Foto: Jorge Luis Sánchez Rivera

Le resultó inoportuno el timbre del teléfono. Tenía las manos enjabonadas y mientras se las enjuagaba, más insistente se le hacía. Cuando respondió, escuchó una voz desesperada y poco entendible. Por fin logró reconocer a su amiga. Creyó que le hacía una broma, cuando entre sollozos, le dijo: tengo coronavirus.

Conocía a Elena, bromista por excelencia, y en ese momento solo atinó a decirle con voz molesta: tú juegas con todo. Del otro lado del auricular se hizo silencio. Pero pronto, escuchó unas palabras que la enmudecieron: No, amiga, nunca he hablado más serio.

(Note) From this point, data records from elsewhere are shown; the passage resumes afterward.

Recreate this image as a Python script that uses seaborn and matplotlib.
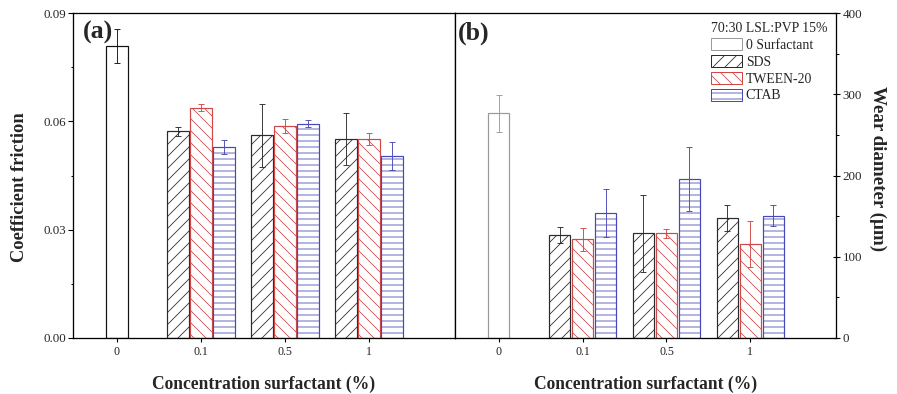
import numpy as np
import pandas as pd
import seaborn as sns
import matplotlib.pyplot as plt
from matplotlib.patches import Patch
from matplotlib.ticker import MultipleLocator, FormatStrFormatter

# categories
conc_labels = ['0', '0.1', '0.5', '1']
surfactants = ['SDS', 'TWEEN-20', 'CTAB']

# (a) coefficient of friction (mean, error)
cof_base, cof_base_err = 0.0809, 0.0048
cof_sds = [0.0572, 0.0561, 0.0551]
cof_sds_err = [0.0012, 0.0087, 0.0072]
cof_tween = [0.0638, 0.0587, 0.0551]
cof_tween_err = [0.0010, 0.0019, 0.0016]
cof_ctab = [0.0529, 0.0593, 0.0504]
cof_ctab_err = [0.0020, 0.0010, 0.0040]

# (b) wear diameter in um (mean, error)
wsd_base, wsd_base_err = 276.5, 23
wsd_sds = [126.8, 128.8, 148.0]
wsd_sds_err = [10, 47.6, 15.8]
wsd_tween = [121.5, 128.8, 115.7]
wsd_tween_err = [14, 5.3, 27.7]
wsd_ctab = [153.8, 195.7, 150.5]
wsd_ctab_err = [29, 39, 13]

cof_ticks = [0.00, 0.03, 0.06, 0.09]
wsd_ticks = [0, 100, 200, 300, 400]

surf_colors = ['#2b2b2b', '#d04848', '#4848b8']
surf_hatches = ['//', '\\\\', '--']
bar_w = 0.257
slot_w = 0.274

sns.set_style('ticks')
plt.rcParams['font.family'] = ['Liberation Serif', 'DejaVu Serif']
plt.rcParams['hatch.linewidth'] = 0.8
plt.rcParams['axes.linewidth'] = 1.3


def panel(ax, base, base_err, vals, errs, base_edge):
    df0 = pd.DataFrame({'conc': [conc_labels[0]], 'value': [base]})
    df = pd.DataFrame({
        'conc': conc_labels[1:] * len(surfactants),
        'surf': np.repeat(surfactants, len(conc_labels) - 1),
        'value': np.concatenate(vals),
    })
    sns.barplot(data=df0, x='conc', y='value', order=conc_labels, color='white',
                width=bar_w, errorbar=None, linewidth=1.2, ax=ax)
    sns.barplot(data=df, x='conc', y='value', hue='surf', order=conc_labels,
                hue_order=surfactants, palette={s: 'white' for s in surfactants},
                width=slot_w * len(surfactants), gap=0.06, errorbar=None,
                linewidth=1.2, legend=False, ax=ax)

    all_errs = [[base_err]] + errs
    for cont, col, hatch, err in zip(ax.containers, [base_edge] + surf_colors,
                                     [''] + surf_hatches, all_errs):
        xs, ys = [], []
        for p in sorted(cont.patches, key=lambda p: p.get_x()):
            p.set_facecolor('white')
            p.set_edgecolor(col)
            p.set_hatch(hatch)
            xs.append(p.get_x() + p.get_width() / 2)
            ys.append(p.get_height())
        ax.errorbar(xs, ys, yerr=err, fmt='none', ecolor=col, elinewidth=0.9,
                    capsize=3, capthick=0.9)

    ax.set_xlim(-0.52, 4.02)
    ax.set_xlabel('Concentration surfactant (%)', fontsize=17.5, fontweight='bold',
                  labelpad=18)
    ax.tick_params(axis='x', direction='out', length=4, width=1.1, labelsize=12,
                   color='black', pad=4)
    for s in ax.spines.values():
        s.set_color('black')


fig = plt.figure(figsize=(897 / 72, 394 / 72), dpi=72)
ax1 = fig.add_axes([73 / 897, 1 - 338 / 394, 382 / 897, 325 / 394])
ax2 = fig.add_axes([455 / 897, 1 - 338 / 394, 381 / 897, 325 / 394])

panel(ax1, cof_base, cof_base_err, [cof_sds, cof_tween, cof_ctab],
      [cof_sds_err, cof_tween_err, cof_ctab_err], '#111111')
panel(ax2, wsd_base, wsd_base_err, [wsd_sds, wsd_tween, wsd_ctab],
      [wsd_sds_err, wsd_tween_err, wsd_ctab_err], '#9a9a9a')

# left axis
ax1.set_ylim(cof_ticks[0], cof_ticks[-1])
ax1.set_yticks(cof_ticks)
ax1.yaxis.set_major_formatter(FormatStrFormatter('%.2f'))
ax1.yaxis.set_minor_locator(MultipleLocator(0.015))
ax1.tick_params(axis='y', which='major', direction='out', length=5, width=1.1,
                labelsize=13, color='black', pad=2)
ax1.tick_params(axis='y', which='minor', direction='out', length=2.5, width=1.0, color='black')
ax1.set_ylabel('Coefficient friction', fontsize=18.5, fontweight='bold', labelpad=15)
ax1.yaxis.label.set_y(0.463)
ax1.text(0.026, 0.975, '(a)', transform=ax1.transAxes, fontsize=26, fontweight='bold',
         ha='left', va='top')

# right axis
ax2.set_ylim(wsd_ticks[0], wsd_ticks[-1])
ax2.set_yticks(wsd_ticks)
ax2.yaxis.set_minor_locator(MultipleLocator(50))
ax2.yaxis.tick_right()
ax2.yaxis.set_label_position('right')
ax2.tick_params(axis='y', which='major', direction='inout', length=7, width=1.1,
                labelsize=13, color='black', pad=3)
ax2.tick_params(axis='y', which='minor', direction='out', length=3, width=1.0, color='black')
ax2.set_ylabel('Wear diameter (\u03bcm)', fontsize=19, fontweight='bold', rotation=270,
               labelpad=24)
ax2.yaxis.label.set_y(0.52)
ax2.text(0.008, 0.975, '(b)', transform=ax2.transAxes, fontsize=26, fontweight='bold',
         ha='left', va='top')

handles = [Patch(facecolor='white', edgecolor='#9a9a9a', label='0 Surfactant')]
handles += [Patch(facecolor='white', edgecolor=c, hatch=h, label=s)
            for s, c, h in zip(surfactants, surf_colors, surf_hatches)]
leg = ax2.legend(handles=handles, title='70:30 LSL:PVP 15%', loc='upper right',
                 bbox_to_anchor=(0.979, 0.972), frameon=False, fontsize=13.7,
                 title_fontsize=13.7, handlelength=2.2, handleheight=1.0,
                 handletextpad=0.3, labelspacing=0.22, borderpad=0, borderaxespad=0,
                 alignment='left')

fig.savefig('out.png', dpi=72)
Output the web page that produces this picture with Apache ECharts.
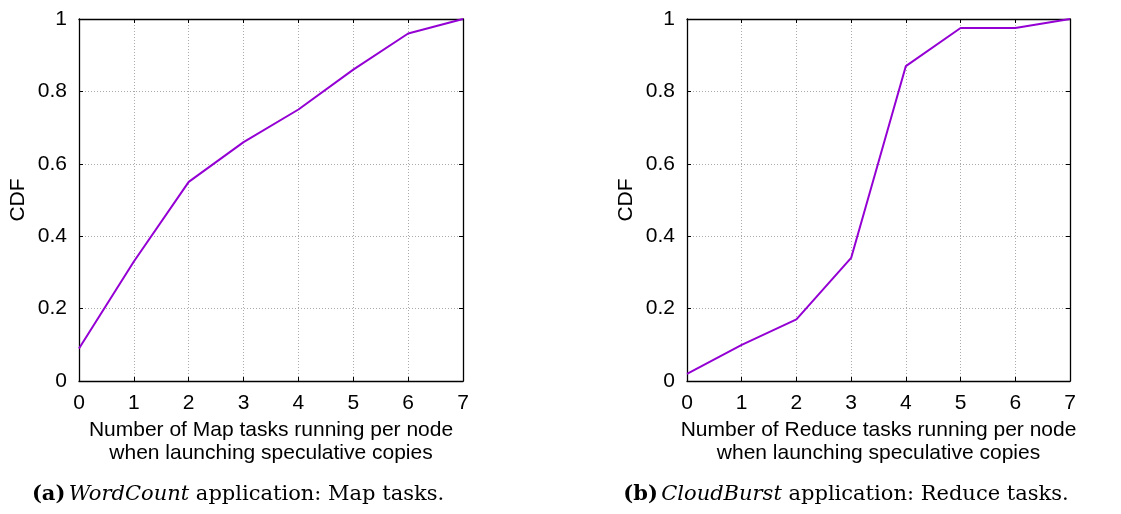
<!DOCTYPE html>
<html>
<head>
<meta charset="utf-8">
<script src="https://cdn.jsdelivr.net/npm/echarts@6/dist/echarts.min.js"></script>
<style>
html,body{margin:0;padding:0;background:#fff;}
#c{width:1121px;height:514px;}
</style>
</head>
<body>
<div id="c"></div>
<script>
const xValues = [0, 1, 2, 3, 4, 5, 6, 7];
const mapCdf = [0.09, 0.33, 0.55, 0.66, 0.75, 0.86, 0.96, 1.0];
const reduceCdf = [0.02, 0.10, 0.17, 0.34, 0.87, 0.975, 0.975, 1.0];
const yLabel = 'CDF';
const xLabelMap = 'Number of Map tasks running per node\nwhen launching speculative copies';
const xLabelReduce = 'Number of Reduce tasks running per node\nwhen launching speculative copies';
const captionA = ['(a)', 'WordCount', ' application: Map tasks.'];
const captionB = ['(b)', 'CloudBurst', ' application: Reduce tasks.'];

const sans = '"Liberation Sans", Arial, sans-serif';
const serif = '"DejaVu Serif", "Liberation Serif", serif';
const lineColor = '#9400d3';
const fs = 21;

const grids = [
  {left: 79, top: 19, width: 384, height: 362},
  {left: 687, top: 19, width: 383, height: 362}
];

function xAxisMain(gi, name) {
  return {
    type: 'value', gridIndex: gi, min: 0, max: 7, interval: 1, position: 'bottom',
    name: name, nameLocation: 'middle', nameGap: 35,
    nameTextStyle: {fontFamily: sans, fontSize: fs, color: '#000', lineHeight: 23},
    axisLine: {show: true, onZero: false, lineStyle: {color: '#000', width: 1.3}},
    axisTick: {show: true, inside: true, length: 4, lineStyle: {color: '#000'}},
    axisLabel: {fontFamily: sans, fontSize: fs, color: '#000', margin: 12},
    splitLine: {show: true, lineStyle: {color: '#aaa', type: [1, 2], width: 1}}
  };
}
function xAxisTop(gi) {
  return {
    type: 'value', gridIndex: gi, min: 0, max: 7, interval: 1, position: 'top',
    axisLine: {show: true, onZero: false, lineStyle: {color: '#000', width: 1.3}},
    axisTick: {show: true, inside: true, length: 4, lineStyle: {color: '#000'}},
    axisLabel: {show: false}, splitLine: {show: false}
  };
}
function yAxisMain(gi) {
  return {
    type: 'value', gridIndex: gi, min: 0, max: 1, interval: 0.2, position: 'left',
    name: yLabel, nameLocation: 'middle', nameGap: 50, nameRotate: 90,
    nameTextStyle: {fontFamily: sans, fontSize: fs, color: '#000'},
    axisLine: {show: true, onZero: false, lineStyle: {color: '#000', width: 1.3}},
    axisTick: {show: true, inside: true, length: 4, lineStyle: {color: '#000'}},
    axisLabel: {fontFamily: sans, fontSize: fs, color: '#000', margin: 12,
      formatter: v => (Math.round(v * 10) / 10).toString()},
    splitLine: {show: true, lineStyle: {color: '#aaa', type: [1, 2], width: 1}}
  };
}
function yAxisRight(gi) {
  return {
    type: 'value', gridIndex: gi, min: 0, max: 1, interval: 0.2, position: 'right',
    axisLine: {show: true, onZero: false, lineStyle: {color: '#000', width: 1.3}},
    axisTick: {show: true, inside: true, length: 4, lineStyle: {color: '#000'}},
    axisLabel: {show: false}, splitLine: {show: false}
  };
}

function captionText(parts, cx) {
  return {
    type: 'text', x: cx, y: 495, style: {
      text: '{b|' + parts[0] + '} {i|' + parts[1] + '}{n|' + parts[2] + '}',
      align: 'center', verticalAlign: 'middle',
      rich: {
        b: {fontFamily: serif, fontWeight: 'bold', fontSize: 21, fill: '#000'},
        i: {fontFamily: serif, fontStyle: 'italic', fontSize: 21, fill: '#000'},
        n: {fontFamily: serif, fontSize: 21, fill: '#000'}
      }
    }
  };
}

const chart = echarts.init(document.getElementById('c'), null, {renderer: 'canvas'});
chart.setOption({
  animation: false,
  backgroundColor: '#fff',
  grid: grids,
  xAxis: [xAxisMain(0, xLabelMap), xAxisTop(0), xAxisMain(1, xLabelReduce), xAxisTop(1)],
  yAxis: [yAxisMain(0), yAxisRight(0), yAxisMain(1), yAxisRight(1)],
  series: [
    {type: 'line', xAxisIndex: 0, yAxisIndex: 0, data: xValues.map((x, i) => [x, mapCdf[i]]),
      showSymbol: false, lineStyle: {color: lineColor, width: 2}},
    {type: 'line', xAxisIndex: 2, yAxisIndex: 2, data: xValues.map((x, i) => [x, reduceCdf[i]]),
      showSymbol: false, lineStyle: {color: lineColor, width: 2}}
  ],
  graphic: [captionText(captionA, 238), captionText(captionB, 846)]
});
</script>
</body>
</html>
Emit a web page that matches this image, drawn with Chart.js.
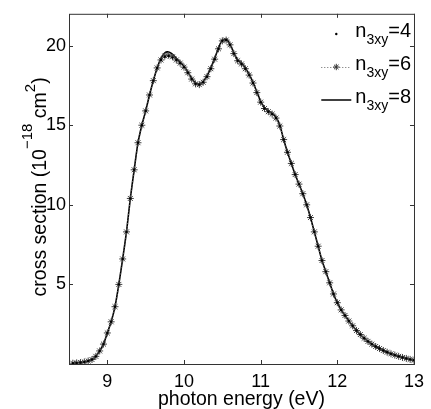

En fracciones de segundos rememoró todas las conversaciones que habían tenido; los consejos que no fueron escuchados; cuántas veces la requirió por esas reuniones en su casa: para atenuar la soledad -le respondía- y continuaba con su juego de dominó entre risas. La consideraba parte de su familia, pero aun así, dejó de visitarla. Extrañó el "buchito" de café, las tertulias en la tarde cuando regresaban del trabajo. S e imponía ahora la distancia ante tanta negligencia.

Elena no respetaba las medidas, e incluso, en más de una ocasión se molestó por los llamados de atención. Todas sus frases se atiborraron en su mente:”…de algo hay que morirse, …es un catarro y solo se mueren los ancianos… no puedo vivir con miedo”.

Escucharla ahora tan indefensa y preocupada, la hizo sentir una mezcla de dolor y rabia. Aun así, se mostró solidaria para tratar de calmarla.

Pensó en todas las personas que día a día se están desgastando en esta batalla contra la COVID-19. Seres humanos que merecen nuestro respeto y, sobre todo, consideración.

En este país se han tomado medidas como en ningún otro y se ha hecho evidente el valor que se le da a la vida. Los valientes son quienes no andan desafiando un enemigo invisible. Seamos parte de la solución.